Для развития культа светил существовали все условия. Поклонение богу-луне и богу-солнцу восходит к доисторическим временам. Тот и другой всегда были одновременно и человекоподобными существами, и видимыми небесными телами, и статуями, помещавшимися в глубине святилища. С течением времени таковыми же стали и все остальные «светила», которым поклонялись совокупно, называя их «богами ночи»; обнаружены весьма поэтичные молитвы, обращенные к ним. Они служили посредниками верховных богов; каждое светило, к худу или — чаще — к добру, отвечало за определенный орган человеческого тела, поэтому к ним обращались за помощью врачи.
Решающий шаг был сделан, когда каждое светило поставили на свой «пьедестал» наподобие храмовой статуи. По вавилонской формуле, это была его «стоянка». Наконец, совершилось полное уподобление, когда светило стало «двойником» божества, а то, в свою очередь, являлось образом светила.
Вавилоняне считали, что у истоков операций с числами стоял бог-луна: именно благодаря ему весь мир описывался в цифрах. Этот бог обозначался числом 30 — очевидно, по количеству календарных дней в месяце. Исходя из этого и применялась шестидесятеричная система. Иштар была всего лишь дочерью бога-луны и потому могла получить лишь половину отцовского числа, то есть 15. Напротив, верховному богу пантеона придавалась единица — 60, второму по значению — 50, третьему — 40. Затем были зашифрованы все возможные явления действительности. До этого момента правила вавилонской нумерологии были нам ясны, но далее понять их становится невозможно. Почему левая сторона — это 15 (как Иштар), правая — 120, а царь — 150? В конечном итоге писцы могли передать какую угодно информацию, даже имена собственные, употребляя только числа.

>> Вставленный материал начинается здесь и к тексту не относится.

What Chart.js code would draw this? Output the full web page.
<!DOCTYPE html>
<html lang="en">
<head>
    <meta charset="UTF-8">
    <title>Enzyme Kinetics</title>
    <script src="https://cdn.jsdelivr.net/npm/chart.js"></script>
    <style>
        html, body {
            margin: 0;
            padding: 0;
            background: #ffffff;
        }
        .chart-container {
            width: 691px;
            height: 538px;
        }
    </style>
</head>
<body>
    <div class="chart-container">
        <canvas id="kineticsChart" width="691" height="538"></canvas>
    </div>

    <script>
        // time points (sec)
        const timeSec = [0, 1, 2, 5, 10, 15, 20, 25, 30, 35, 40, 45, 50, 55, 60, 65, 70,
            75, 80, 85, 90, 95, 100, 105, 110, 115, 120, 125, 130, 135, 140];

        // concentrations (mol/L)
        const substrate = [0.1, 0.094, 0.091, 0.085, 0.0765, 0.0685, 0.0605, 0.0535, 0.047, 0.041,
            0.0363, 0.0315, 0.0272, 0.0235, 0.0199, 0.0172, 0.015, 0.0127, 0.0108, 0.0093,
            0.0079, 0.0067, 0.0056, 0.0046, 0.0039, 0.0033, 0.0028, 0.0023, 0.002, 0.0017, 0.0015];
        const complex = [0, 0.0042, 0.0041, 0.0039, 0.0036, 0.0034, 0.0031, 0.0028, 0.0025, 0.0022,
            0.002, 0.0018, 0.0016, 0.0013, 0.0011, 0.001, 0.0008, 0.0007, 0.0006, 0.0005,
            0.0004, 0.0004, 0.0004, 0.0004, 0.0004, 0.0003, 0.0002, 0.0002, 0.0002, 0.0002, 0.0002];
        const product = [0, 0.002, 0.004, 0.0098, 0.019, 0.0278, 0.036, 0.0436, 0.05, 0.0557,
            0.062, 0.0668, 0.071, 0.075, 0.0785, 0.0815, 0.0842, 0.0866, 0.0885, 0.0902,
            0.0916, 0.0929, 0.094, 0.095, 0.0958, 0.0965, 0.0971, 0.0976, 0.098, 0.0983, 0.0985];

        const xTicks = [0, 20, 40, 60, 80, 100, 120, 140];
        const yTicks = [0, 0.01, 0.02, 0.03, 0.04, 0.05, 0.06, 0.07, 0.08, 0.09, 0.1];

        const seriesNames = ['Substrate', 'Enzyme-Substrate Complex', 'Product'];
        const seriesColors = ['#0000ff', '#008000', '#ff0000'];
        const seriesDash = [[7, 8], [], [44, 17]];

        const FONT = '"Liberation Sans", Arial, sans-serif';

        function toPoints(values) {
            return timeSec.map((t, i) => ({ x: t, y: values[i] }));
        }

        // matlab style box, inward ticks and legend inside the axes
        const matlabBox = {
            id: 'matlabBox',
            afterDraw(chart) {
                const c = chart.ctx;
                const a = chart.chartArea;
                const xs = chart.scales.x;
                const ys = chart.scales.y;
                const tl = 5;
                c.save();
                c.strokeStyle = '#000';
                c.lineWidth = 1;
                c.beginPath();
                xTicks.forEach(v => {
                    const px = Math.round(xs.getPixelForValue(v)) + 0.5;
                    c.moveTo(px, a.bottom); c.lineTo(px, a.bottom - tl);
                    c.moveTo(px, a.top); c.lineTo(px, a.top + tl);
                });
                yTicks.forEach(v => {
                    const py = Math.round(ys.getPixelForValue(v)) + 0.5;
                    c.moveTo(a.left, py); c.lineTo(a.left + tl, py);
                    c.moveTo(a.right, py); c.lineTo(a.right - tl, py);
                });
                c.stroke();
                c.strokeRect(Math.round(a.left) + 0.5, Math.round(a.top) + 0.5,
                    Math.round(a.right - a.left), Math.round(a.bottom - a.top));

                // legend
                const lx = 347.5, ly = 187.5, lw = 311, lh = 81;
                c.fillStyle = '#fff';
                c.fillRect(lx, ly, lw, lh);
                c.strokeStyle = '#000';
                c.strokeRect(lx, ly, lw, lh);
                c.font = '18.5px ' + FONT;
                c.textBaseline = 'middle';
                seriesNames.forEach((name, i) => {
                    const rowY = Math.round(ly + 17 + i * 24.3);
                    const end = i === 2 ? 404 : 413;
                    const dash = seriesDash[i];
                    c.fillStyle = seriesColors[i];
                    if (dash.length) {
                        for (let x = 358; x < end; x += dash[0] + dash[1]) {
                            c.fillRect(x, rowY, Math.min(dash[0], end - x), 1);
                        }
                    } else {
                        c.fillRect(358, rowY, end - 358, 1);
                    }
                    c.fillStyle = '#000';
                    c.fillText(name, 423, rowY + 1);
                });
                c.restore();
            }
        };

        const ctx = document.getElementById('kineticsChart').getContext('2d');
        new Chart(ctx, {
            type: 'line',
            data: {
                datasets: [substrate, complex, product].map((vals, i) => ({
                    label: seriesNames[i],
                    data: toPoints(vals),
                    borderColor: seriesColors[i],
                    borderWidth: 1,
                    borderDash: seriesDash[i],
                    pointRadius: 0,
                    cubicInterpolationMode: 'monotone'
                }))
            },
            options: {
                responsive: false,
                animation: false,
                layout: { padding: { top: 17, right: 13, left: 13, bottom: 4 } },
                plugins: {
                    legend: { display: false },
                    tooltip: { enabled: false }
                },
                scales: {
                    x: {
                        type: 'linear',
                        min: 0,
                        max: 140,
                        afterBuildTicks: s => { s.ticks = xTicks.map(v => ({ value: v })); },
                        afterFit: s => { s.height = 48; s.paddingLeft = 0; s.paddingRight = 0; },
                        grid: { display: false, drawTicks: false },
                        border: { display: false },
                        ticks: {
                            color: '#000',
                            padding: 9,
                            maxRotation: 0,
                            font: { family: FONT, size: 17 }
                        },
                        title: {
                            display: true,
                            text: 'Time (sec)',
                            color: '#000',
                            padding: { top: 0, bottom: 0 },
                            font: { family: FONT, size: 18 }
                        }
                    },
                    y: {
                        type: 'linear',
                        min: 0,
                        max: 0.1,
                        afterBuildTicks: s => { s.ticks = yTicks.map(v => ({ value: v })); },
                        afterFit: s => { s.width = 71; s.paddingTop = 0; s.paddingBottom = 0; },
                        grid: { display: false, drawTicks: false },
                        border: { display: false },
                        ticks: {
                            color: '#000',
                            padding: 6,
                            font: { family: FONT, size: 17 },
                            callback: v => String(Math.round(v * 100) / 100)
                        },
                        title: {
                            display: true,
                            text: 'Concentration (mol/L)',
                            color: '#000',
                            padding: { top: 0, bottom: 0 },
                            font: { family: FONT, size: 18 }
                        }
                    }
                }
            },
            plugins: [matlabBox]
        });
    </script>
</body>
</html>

До нас дошло несколько текстов такого рода.
Применять символические обозначения богов в Месопотамии начали даже раньше, чем появилась письменность, — в конце IV тысячелетия. Некоторые из этих символов самоочевидны (лунный полумесяц, солнечный диск), другие были придуманы позже. В начале II тысячелетия два-три языка на какой-то подставке неуклюже изображали молнии, то есть служили обозначением бога грозы. Уже позднее, во второй половине тысячелетия, Плеяды естественным образом обозначались семью звездами.
Вавилоняне пользовались такими символами еще более широко, распространив их на всех бессмертных существ. Они решительно отождествили Мардука с мотыгой, зная, что он первоначально был аграрным божеством. Набу в первую очередь был «писцом», так что его совершенно недвусмысленно обозначала тростниковая палочка для письма. Применялись и изображения животных: от начала II тысячелетия богинь-целительниц символизировала собака. Кончилось тем, что к VI веку уже не осталось божеств, не имевших своей эмблемы. Она могла быть взята из любой области действительности, а то и создана из нескольких существ. Например, атрибутом бога Эа была «рыба-коза» — никто сейчас не может объяснить причину появления такого странного объединения двух существ.

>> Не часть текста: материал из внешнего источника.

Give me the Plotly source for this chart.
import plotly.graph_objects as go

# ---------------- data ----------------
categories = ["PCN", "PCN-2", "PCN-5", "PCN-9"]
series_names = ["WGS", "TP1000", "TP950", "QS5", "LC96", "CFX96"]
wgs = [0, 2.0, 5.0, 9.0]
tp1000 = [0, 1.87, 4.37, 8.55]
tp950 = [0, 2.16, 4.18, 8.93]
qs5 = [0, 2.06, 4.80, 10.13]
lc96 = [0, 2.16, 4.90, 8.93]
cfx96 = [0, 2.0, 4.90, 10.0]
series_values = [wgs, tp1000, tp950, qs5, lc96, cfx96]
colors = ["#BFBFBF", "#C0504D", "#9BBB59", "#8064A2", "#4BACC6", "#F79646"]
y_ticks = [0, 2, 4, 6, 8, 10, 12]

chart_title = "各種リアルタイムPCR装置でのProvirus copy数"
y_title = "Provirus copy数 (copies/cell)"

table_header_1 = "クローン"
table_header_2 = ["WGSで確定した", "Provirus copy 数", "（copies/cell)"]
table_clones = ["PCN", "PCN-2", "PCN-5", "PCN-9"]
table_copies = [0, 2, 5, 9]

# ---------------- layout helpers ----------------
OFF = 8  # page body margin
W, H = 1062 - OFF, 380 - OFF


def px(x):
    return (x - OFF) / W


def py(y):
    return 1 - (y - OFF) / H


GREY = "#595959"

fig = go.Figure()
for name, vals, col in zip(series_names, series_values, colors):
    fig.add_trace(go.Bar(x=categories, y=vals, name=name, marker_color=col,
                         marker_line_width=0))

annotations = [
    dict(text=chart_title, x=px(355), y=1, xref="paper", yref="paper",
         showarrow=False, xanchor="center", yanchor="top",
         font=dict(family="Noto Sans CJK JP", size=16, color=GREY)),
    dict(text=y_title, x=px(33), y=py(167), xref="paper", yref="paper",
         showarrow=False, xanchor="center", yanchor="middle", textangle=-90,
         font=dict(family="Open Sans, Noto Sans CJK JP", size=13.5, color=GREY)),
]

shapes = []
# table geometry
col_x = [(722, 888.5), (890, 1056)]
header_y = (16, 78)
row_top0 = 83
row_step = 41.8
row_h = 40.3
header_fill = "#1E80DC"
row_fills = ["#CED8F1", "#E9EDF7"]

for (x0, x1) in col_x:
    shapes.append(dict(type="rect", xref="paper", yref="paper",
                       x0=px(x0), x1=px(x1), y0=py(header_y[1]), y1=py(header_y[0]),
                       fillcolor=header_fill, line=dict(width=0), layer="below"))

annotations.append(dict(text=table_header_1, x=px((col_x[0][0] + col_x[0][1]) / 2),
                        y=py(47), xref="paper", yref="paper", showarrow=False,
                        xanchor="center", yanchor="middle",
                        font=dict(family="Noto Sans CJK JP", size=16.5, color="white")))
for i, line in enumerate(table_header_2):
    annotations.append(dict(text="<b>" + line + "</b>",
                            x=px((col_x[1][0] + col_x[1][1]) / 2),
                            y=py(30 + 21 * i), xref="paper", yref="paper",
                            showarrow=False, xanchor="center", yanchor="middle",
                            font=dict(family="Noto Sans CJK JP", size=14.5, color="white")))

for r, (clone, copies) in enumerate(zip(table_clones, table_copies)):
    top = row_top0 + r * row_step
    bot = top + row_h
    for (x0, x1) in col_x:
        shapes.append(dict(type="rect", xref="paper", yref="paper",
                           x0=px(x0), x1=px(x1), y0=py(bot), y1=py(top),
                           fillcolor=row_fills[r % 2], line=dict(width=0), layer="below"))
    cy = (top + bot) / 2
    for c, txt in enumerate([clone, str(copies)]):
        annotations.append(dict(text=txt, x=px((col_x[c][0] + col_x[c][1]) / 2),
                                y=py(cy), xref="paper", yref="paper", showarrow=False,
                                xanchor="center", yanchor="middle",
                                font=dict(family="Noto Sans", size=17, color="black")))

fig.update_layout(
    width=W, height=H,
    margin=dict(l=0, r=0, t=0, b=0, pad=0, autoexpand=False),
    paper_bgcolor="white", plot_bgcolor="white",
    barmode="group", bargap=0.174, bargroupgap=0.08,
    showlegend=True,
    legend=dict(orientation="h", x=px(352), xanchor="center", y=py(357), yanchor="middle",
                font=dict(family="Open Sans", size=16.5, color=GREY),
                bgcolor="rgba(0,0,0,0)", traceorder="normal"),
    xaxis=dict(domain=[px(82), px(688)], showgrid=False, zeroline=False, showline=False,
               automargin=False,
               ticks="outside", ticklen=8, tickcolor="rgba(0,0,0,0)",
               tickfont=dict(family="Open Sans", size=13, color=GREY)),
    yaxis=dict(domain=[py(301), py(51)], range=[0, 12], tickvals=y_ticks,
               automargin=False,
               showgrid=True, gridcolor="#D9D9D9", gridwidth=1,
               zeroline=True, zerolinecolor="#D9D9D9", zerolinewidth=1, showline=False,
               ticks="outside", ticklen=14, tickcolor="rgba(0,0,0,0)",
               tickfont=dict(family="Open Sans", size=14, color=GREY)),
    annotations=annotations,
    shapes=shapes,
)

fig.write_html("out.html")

Сами эти изображения, так же как и символизировавшиеся ими боги, отсылали к светилам и числам. Таким образом, обмен смыслами шел по всем направлениям, но двигателем и вместе с тем унификатором всех этих процессов было письмо. Однако надо оговориться; когда речь шла о «письме», вавилоняне имели в виду не только систему графики. Весь мир был письмом. Его знаки не сводились к тем, которые употреблялись писцами; знаками было и всё, что окружало людей. Боги писали везде — и это была отнюдь не метафора; в частности, божественными письменами, которые разгадывали прорицатели, являлись внутренности животных.
Клинопись считалась изобретением, которым люди были обязаны богам. Ее построение являлось темой неисчерпаемых комментариев. Каждая совокупность «клинышков» имела фонетическое чтение, но могла быть и идеограммой — это зависело от контекста. Существительные, прилагательные, глаголы делились на слоги, что позволяло толковать их не фонетически, но как сочетание определенных идей. К примеру, ложная этимология объясняла имя Мардука как «бычок солнца». Она открывала новые пути изысканий по обеим его составным частям. Дальше было достаточно лишь некоторой гибкости ума, чтобы получить значение — вернее, значения, — ничего общего не имеющие с первоначальным. В общем, эти манипуляции обращались со словом как с ребусом. Но то, что для нас сегодня является праздным развлечением, в те времена воспринималось всерьез: таким образом думали докопаться до истины, скрытой в божественном имени. При этом толкователи легко шли на упрощения и допущения — например, произвольно меняли как гласные, так и согласные; таким образом появлялись новые смысловые нюансы.